Trump asks the Supreme Court to bless the federal workforce purge
The Trump administration returned to the Supreme Court on June 2 in a bid to keep pressing ahead with a sweeping reduction of the federal workforce, even as lower-court litigation over the cuts continued to move forward. The request came after an appeals court declined to freeze a district judge’s order that had blocked the reductions, leaving the administration to ask the justices for emergency relief. At stake is not a narrow personnel dispute, but the broader fate of the DOGE-driven downsizing effort that has become one of the clearest tests of how far the White House can go in remaking the government by force. The legal posture alone says plenty: rather than proceeding with a settled policy, the administration is trying to preserve momentum while courts decide whether the underlying actions are lawful at all. That puts the White House in the awkward position of arguing for the right to continue a transformation that multiple judges and challengers say may never have been authorized in the first place. What should have been sold as a clean efficiency push now looks more like an ongoing fight over whether the machinery of government can be dismantled before the lawyers finish reading the instructions.

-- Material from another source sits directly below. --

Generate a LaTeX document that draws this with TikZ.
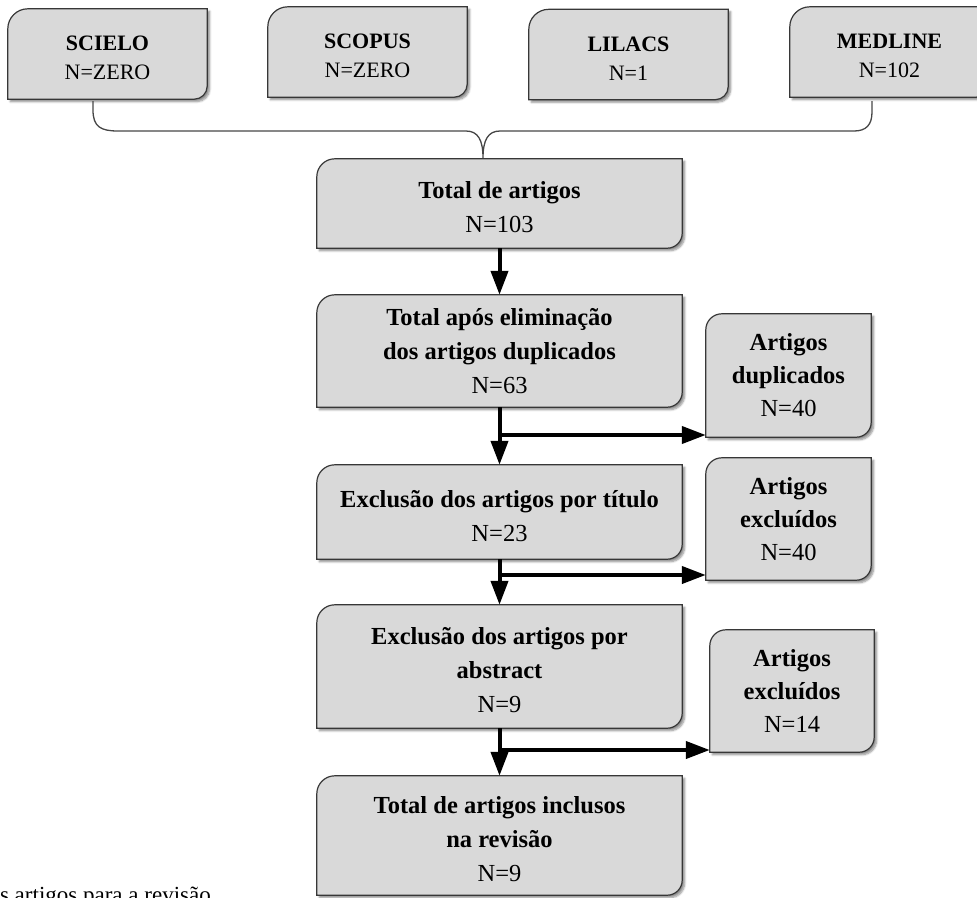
\documentclass[tikz,border=0pt]{standalone}
\usepackage{fontspec}
\setmainfont{Liberation Serif}
\usetikzlibrary{arrows.meta,shadows.blur,backgrounds,calc}
\definecolor{boxgray}{RGB}{217,217,217}
\definecolor{boxline}{RGB}{55,55,55}
\definecolor{braceline}{RGB}{70,70,70}
\newcommand\mstrut{\rule{0pt}{25pt}}
\newcommand\tstrut{\rule{0pt}{22.5pt}}
\tikzset{
  boxfill/.style={fill=boxgray, draw=boxline, line width=1.2pt,
    blur shadow={shadow xshift=2.5pt, shadow yshift=-2.5pt, shadow blur steps=6,
                 shadow blur radius=2pt, shadow opacity=45}},
  topbox/.style={minimum width=199pt, minimum height=90pt, inner sep=0pt, align=center,
    font=\fontsize{22}{29}\selectfont},
  mainbox/.style={minimum width=365pt, inner sep=0pt, align=center,
    font=\fontsize{24.5}{34}\selectfont},
  sidebox/.style={inner sep=0pt, align=center, font=\fontsize{24.5}{33}\selectfont},
  flowarrow/.style={line width=4pt, -{Triangle[length=24pt,width=17pt]}},
  bracepath/.style={draw=braceline, line width=1.3pt},
}
\newcommand\roundbox[3]{%
  \path[boxfill] (#1.south west) -- ([yshift=-#2]#1.north west)
    arc[start angle=180,end angle=90,radius=#2] -- (#1.north east)
    -- ([yshift=#3]#1.south east) arc[start angle=0,end angle=-90,radius=#3] -- cycle;}
\begin{document}
\begin{tikzpicture}[x=1pt,y=-1pt]
\useasboundingbox (0,0) rectangle (977,897);
\clip (0,0) rectangle (977,897);
% top boxes
\node[topbox] (scielo)  at (107.5,54)   {\tstrut\textbf{SCIELO}\\N=ZERO};
\node[topbox] (scopus)  at (367.5,52)   {\tstrut\textbf{SCOPUS}\\N=ZERO};
\node[topbox] (lilacs)  at (628.5,54.5) {\tstrut\textbf{LILACS}\\N=1};
\node[topbox] (medline) at (889.5,52)   {\tstrut\textbf{MEDLINE}\\N=102};
% main column
\node[mainbox, minimum height=89pt]  (tot) at (499.5,203.5) {\mstrut\textbf{Total de artigos}\\N=103};
\node[mainbox, minimum height=112pt] (dup) at (499.5,351)   {\textbf{Total após eliminação}\\\textbf{dos artigos duplicados}\\N=63};
\node[mainbox, minimum height=94pt]  (tit) at (499.5,512)   {\mstrut\textbf{Exclusão dos artigos por título}\\N=23};
\node[mainbox, minimum height=123pt] (abs) at (499.5,666.5) {\mstrut\textbf{Exclusão dos artigos por}\\\textbf{abstract}\\N=9};
\node[mainbox, minimum height=119pt] (inc) at (499.5,835.5) {\mstrut\textbf{Total de artigos inclusos}\\\textbf{na revisão}\\N=9};
% side boxes
\node[sidebox, minimum width=165pt, minimum height=123pt] (s1) at (788.5,375.5) {\textbf{Artigos}\\\textbf{duplicados}\\N=40};
\node[sidebox, minimum width=165pt, minimum height=122pt] (s2) at (788.5,519)   {\textbf{Artigos}\\\textbf{excluídos}\\N=40};
\node[sidebox, minimum width=164pt, minimum height=122pt] (s3) at (792,691)     {\textbf{Artigos}\\\textbf{excluídos}\\N=14};
% caption fragment
\node[anchor=base east, inner sep=0pt, font=\fontsize{23}{28}\selectfont] (cap) at (211,902) {s artigos para a revisão};
\begin{scope}[on background layer]
  \roundbox{scielo}{20pt}{13pt}
  \roundbox{scopus}{20pt}{13pt}
  \roundbox{lilacs}{20pt}{13pt}
  \roundbox{medline}{20pt}{13pt}
  \roundbox{tot}{18pt}{15pt}
  \roundbox{dup}{18pt}{15pt}
  \roundbox{tit}{18pt}{15pt}
  \roundbox{abs}{18pt}{15pt}
  \roundbox{inc}{18pt}{15pt}
  \roundbox{s1}{16pt}{15pt}
  \roundbox{s2}{16pt}{15pt}
  \roundbox{s3}{16pt}{15pt}
\end{scope}
% brace
\coordinate (bl) at (93,101);
\coordinate (br) at (872,101);
\coordinate (tip) at (483,158);
\draw[bracepath] (bl) -- (93,110) .. controls (93,127) and (101,131) .. (118,131)
  -- (466,131) .. controls (478,131) and (483,140) .. (tip)
  .. controls (483,140) and (488,131) .. (500,131)
  -- (854,131) .. controls (866,131) and (872,125) .. (872,112) -- (br);
% arrows
\coordinate (j1) at (499.5,435);
\coordinate (j2) at (499.5,575);
\coordinate (j3) at (499.5,750);
\draw[flowarrow] (tot.south) -- (dup.north);
\draw[flowarrow] (dup.south) -- (tit.north);
\draw[flowarrow] (tit.south) -- (abs.north);
\draw[flowarrow] (abs.south) -- (inc.north);
\draw[flowarrow] (j1) -- (j1 -| s1.west);
\draw[flowarrow] (j2) -- (j2 -| s2.west);
\draw[flowarrow] (j3) -- (j3 -| s3.west);
\end{tikzpicture}
\end{document}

The immediate conflict is about more than numbers on a payroll sheet. The administration’s workforce cuts have been presented as a hard-nosed attempt to streamline agencies and eliminate waste, but the plaintiffs pressing the challenge see something much more aggressive: a deliberate effort to weaken institutions that carry out core public functions. Judges, unions, and local governments have lined up to argue that the White House is not merely reorganizing departments but testing, and in some cases crossing, the limits imposed by civil-service rules and statutory protections. The June 2 Supreme Court filing signaled that the resistance had become serious enough to threaten the pace of the whole project, especially after the appeals court refused to step in and pause the district court’s block. If the administration cannot win quick relief, the downsizing campaign risks becoming less a dramatic governing achievement than a long-running courtroom exercise in damage control. That is a costly place for a political operation built around speed, certainty, and the promise that forceful action can substitute for consensus.
There is also a practical problem lurking beneath the legal one. Federal agencies do not function like private companies that can slash headcount, announce a reinvention, and absorb the consequences later. They are tangled systems of obligations, deadlines, appropriations, benefits, enforcement duties, and public services that do not simply disappear when the White House decides to run a tighter ship. Cutting workers too quickly, or under a legal theory that courts ultimately reject, can leave programs in limbo and create fresh administrative failures that ripple outward well beyond Washington. That is part of why the legal fight has mattered so much: opponents are not just disputing the philosophy of smaller government, but warning that the administration is trying to break agencies before proving it can lawfully rebuild them. Every emergency filing, every injunction, and every appellate setback adds to the sense that the government is spending more energy defending the mechanics of its own overhaul than actually carrying out a coherent plan. In that sense, the workforce case is becoming a referendum on whether “efficiency” can survive contact with the legal obligations that make government function in the first place. So far, the answer looks unsettled at best and embarrassing at worst for a White House that promised to govern with simple, decisive force.
Politically, the episode cuts against the image Trump has tried to project as a manager who can cut through bureaucracy and deliver competence by sheer will. The administration’s defenders can still frame the downsizing as overdue reform, and they will likely argue that the courts are slowing a legitimate effort to reduce bloat. But the optics of repeatedly asking judges to let the government keep shrinking while the legality of the shrinking is still under review are difficult to spin as strength. For critics, the picture is simpler: a president who promised efficiency is presiding over a demolition derby, where the vehicles are federal agencies and the traffic cones are court orders. The Supreme Court request on June 2 did not settle the dispute, but it did show how much the White House now depends on emergency judicial intervention to keep the project alive. That is not the sign of an orderly governing strategy, and it is certainly not the kind of stability voters are usually told to expect from a crusade against waste. If the administration wins, it may claim vindication for a muscular approach to government overhaul. If it loses, the downsizing drive could become another example of Trump’s habit of turning bold declarations into protracted legal messes. Either way, the fight over DOGE-era workforce cuts is now as much about the courts as it is about the size of the federal government, and that alone says something bleak about how this version of “efficiency” is going.